In chemistry, a cavitand is a container-shaped molecule. The cavity of the cavitand allows it to engage in host–guest chemistry with guest molecules of a complementary shape and size. The original definition proposed by Cram includes many classes of molecules: cyclodextrins, calixarenes, pillararenes and cucurbiturils. However, modern usage in the field of supramolecular chemistry specifically refers to cavitands formed on a resorcinarene scaffold by bridging adjacent phenolic units. The simplest bridging unit is methylene (\sCH2\s), although dimethylene (\s(CH2)2\s), trimethylene (\s(CH2)3\s), benzal, xylyl, pyridyl, 2,3-disubstituted-quinoxaline, o-dinitrobenzyl, dialkylsilylene, and phosphonates are known. Cavitands that have an extended aromatic bridging unit, or an extended cavity containing 3 rows of aromatic rings are referred to as deep-cavity cavitands and have broad applications in host-guest chemistry. These types of cavitands were extensively investigated by Rebek, and Gibb, among others.

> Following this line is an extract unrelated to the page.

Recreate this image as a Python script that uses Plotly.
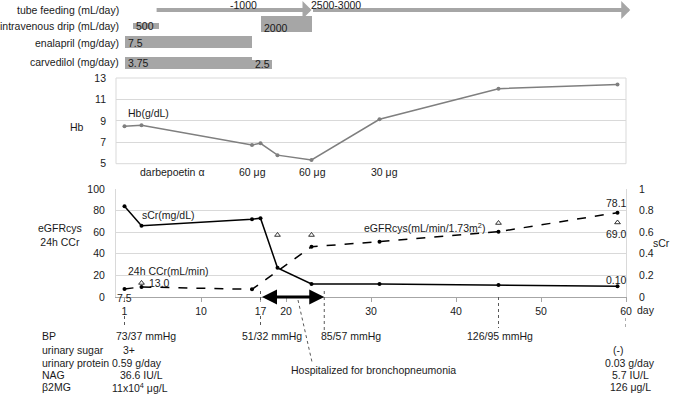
import plotly.graph_objects as go

# ---------------- data ----------------
hb_days = [1, 3, 16, 17, 19, 23, 31, 45, 59]
hb_vals = [8.5, 8.6, 6.75, 6.9, 5.8, 5.35, 9.15, 12.0, 12.4]

scr_days = [1, 3, 16, 17, 19, 23, 31, 45, 59]
scr_vals = [0.84, 0.66, 0.72, 0.73, 0.27, 0.12, 0.12, 0.11, 0.10]

egfr_days = [1, 3, 16, 23, 31, 45, 59]
egfr_vals = [7.5, 9.3, 7.1, 46.6, 51.2, 60.5, 78.1]

ccr_days = [3, 19, 23, 45, 59]
ccr_vals = [13.0, 57.4, 57.4, 68.5, 69.0]

tube_start = [4.6, 23]
tube_end = [23, 60.5]
tube_labels = ["-1000", "2500-3000"]

iv_start = [2, 17]
iv_end = [5, 23]
iv_labels = ["500", "2000"]

enal_start = [1]
enal_end = [16]
enal_labels = ["7.5"]

carv_start = [1, 16]
carv_end = [16, 18.3]
carv_labels = ["3.75", "2.5"]

hosp_start, hosp_end = 17, 24.5

x_tickvals = [1, 10, 17, 20, 30, 40, 50, 60]
x_ticktext = ["1", "10", "17", "20", "30", "40", "50", "60"]

# ---------------- layout helpers ----------------
W, H = 677, 394
L, R = 116, 626
def px(x):
    return (x - L) / (R - L)
def py(y):
    return 1 - y / H

FONT = "Liberation Sans, Arial, sans-serif"
FS = 10.5
TXT = "#1a1a1a"
BAR = "#a6a6a6"
GRID = "#d9d9d9"

fig = go.Figure()

# Hb
fig.add_trace(go.Scatter(x=hb_days, y=hb_vals, xaxis="x", yaxis="y3", mode="lines+markers",
                         line=dict(color="#7f7f7f", width=1.5),
                         marker=dict(color="#7f7f7f", size=4), showlegend=False))
# eGFRcys / CCr dashed
fig.add_trace(go.Scatter(x=egfr_days, y=egfr_vals, xaxis="x", yaxis="y", mode="lines+markers",
                         line=dict(color="black", width=1.5, dash="dash"),
                         marker=dict(color="black", size=4), showlegend=False))
fig.add_trace(go.Scatter(x=ccr_days, y=ccr_vals, xaxis="x", yaxis="y", mode="markers",
                         marker=dict(color="black", size=5, symbol="triangle-up-open", line=dict(width=0.8)),
                         showlegend=False))
# sCr
fig.add_trace(go.Scatter(x=scr_days, y=scr_vals, xaxis="x", yaxis="y2", mode="lines+markers",
                         line=dict(color="black", width=1.5),
                         marker=dict(color="black", size=4), showlegend=False))

# top medication bars (y axis 4 expressed in pixel rows)
bar_start = iv_start + enal_start + carv_start
bar_end = iv_end + enal_end + carv_end
bar_y = [26.3, 24, 42, 62.8, 64.5]
bar_w = [6, 16, 12.3, 12.3, 9]
fig.add_trace(go.Bar(y=bar_y, base=bar_start, x=[e - s for s, e in zip(bar_start, bar_end)],
                     width=bar_w, orientation="h", xaxis="x", yaxis="y4",
                     marker=dict(color=BAR, line=dict(width=0)), showlegend=False))

ann = []
def text(t, x, y, anchor="center", size=FS, **kw):
    ann.append(dict(text=t, x=px(x), y=py(y), xref="paper", yref="paper", showarrow=False,
                    xanchor=anchor, yanchor="middle", font=dict(size=size, color=TXT, family=FONT), **kw))

# bar labels
lab_y = [26, 28, 43, 63, 64]
for s, t, yy in zip(bar_start, iv_labels + enal_labels + carv_labels, lab_y):
    ann.append(dict(text=t, x=s, y=yy, xref="x", yref="y4", showarrow=False, xanchor="left",
                    yanchor="middle", xshift=1, font=dict(size=FS, color=TXT, family=FONT)))

# tube feeding arrows
for s, e in zip(tube_start, tube_end):
    ann.append(dict(text="", x=e, y=10, ax=s, ay=10, xref="x", yref="y4", axref="x", ayref="y4",
                    showarrow=True, arrowhead=1, arrowsize=0.75, arrowwidth=4, arrowcolor=BAR))
text("-1000", 243, 5)
text("2500-3000", 336, 5)

# row labels
text("tube feeding (mL/day)", 121, 10, "right")
text("intravenous drip (mL/day)", 121, 26, "right")
text("enalapril (mg/day)", 121, 43, "right")
text("carvedilol (mg/day)", 121, 62, "right")

# axis titles
text("Hb", 77, 127)
text("eGFRcys<br>24h CCr", 36, 235, "left")
text("sCr", 661, 243)

# Hb chart labels
text("Hb(g/dL)", 148, 113)
text("darbepoetin α", 172, 172)
text("60 μg", 252, 172)
text("60 μg", 312, 172)
text("30 μg", 384, 172)

# lower chart labels
text("sCr(mg/dL)", 168, 215)
text("24h CCr(mL/min)", 168, 271)
text("eGFRcys(mL/min/1.73m<sup>2</sup>)", 424, 227)
text("78.1", 616, 203)
text("69.0", 616, 234)
text("0.10", 616, 280)
text("7.5", 124, 298)
text("13.0", 159, 283)
text("day", 646, 310)

# hospitalization double arrow
ann.append(dict(text="", x=hosp_end, y=0, ax=hosp_start, ay=0, xref="x", yref="y", axref="x", ayref="y",
                showarrow=True, arrowhead=2, arrowsize=1, arrowwidth=3, arrowcolor="black",
                arrowside="end+start"))
text("Hospitalized for bronchopneumonia", 373, 370)

# table
text("BP", 40, 336, "left")
text("73/37 mmHg", 114, 336, "left")
text("51/32 mmHg", 240, 336, "left")
text("85/57 mmHg", 319, 336, "left")
text("126/95 mmHg", 500, 336)
text("urinary sugar", 40, 350, "left")
text("3+", 129, 350)
text("urinary protein", 40, 363, "left")
text("0.59 g/day", 110, 363, "left")
text("NAG", 40, 375, "left")
text("36.6 IU/L", 165, 375, "right")
text("β2MG", 40, 387, "left")
text("11x10<sup>4</sup> μg/L", 110, 387, "left")
text("(-)", 618, 350)
text("0.03 g/day", 630, 363)
text("5.7 IU/L", 630, 375)
text("126 μg/L", 630, 387)

shapes = []
def vline(day, y0, y1):
    shapes.append(dict(type="line", xref="x", yref="paper", x0=day, x1=day, y0=py(y0), y1=py(y1),
                       line=dict(color="#595959", width=1, dash="dot")))
vline(1, 316, 327)
vline(hosp_start, 291, 303)
vline(hosp_start, 316, 328)
vline(hosp_end, 291, 330)
vline(45, 297, 328)
vline(60, 318, 330)
shapes.append(dict(type="line", xref="paper", yref="paper", x0=px(298), x1=px(312), y0=py(300), y1=py(362),
                   line=dict(color="#595959", width=1, dash="dot")))
# Hb plot frame
shapes.append(dict(type="rect", xref="x domain", yref="y3 domain", x0=0, x1=1, y0=0, y1=1,
                   line=dict(color=GRID, width=1)))

fig.update_layout(
    width=W, height=H,
    margin=dict(l=L, r=W - R, t=0, b=0, autoexpand=False),
    paper_bgcolor="white", plot_bgcolor="white",
    font=dict(family=FONT, size=FS, color=TXT),
    xaxis=dict(domain=[0, 1], range=[0, 60], anchor="y", tickvals=x_tickvals, ticktext=x_ticktext,
               ticks="outside", ticklen=4, tickcolor="#a6a6a6", showline=True, linecolor="#a6a6a6",
               showgrid=False, zeroline=False, tickfont=dict(size=FS, color=TXT), automargin=False),
    yaxis=dict(domain=[py(297), py(189)], range=[0, 100], dtick=20, gridcolor=GRID, zeroline=False,
               showline=True, linecolor=GRID, ticks="", ticklabelstandoff=8, anchor="x", automargin=False),
    yaxis2=dict(overlaying="y", side="right", range=[0, 1], dtick=0.2, showgrid=False, zeroline=False,
                showline=True, linecolor=GRID, ticks="", ticklabelstandoff=10, anchor="x", automargin=False),
    yaxis3=dict(domain=[py(163.7), py(78)], range=[5, 13], tick0=5, dtick=2, gridcolor=GRID,
                zeroline=False, ticks="", ticklabelstandoff=9, anchor="x", automargin=False),
    yaxis4=dict(domain=[py(75), 1], range=[75, 0], visible=False, anchor="x", automargin=False),
    annotations=ann, shapes=shapes, bargap=0,
)

fig.write_html("out.html", config={"displayModeBar": False},
               post_script="document.body.style.margin='0';document.body.style.overflow='hidden';")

== Applications of Cavitands ==
Specific cavitands form the basis of rigid templates onto which de novo proteins can be chemically linked. This template assembled synthetic protein (TASP) structure provides a platform for the study of protein structure.

Silicon surfaces functionalized with tetraphosphonate cavitands have been used to singularly detect sarcosine in water and urine solutions.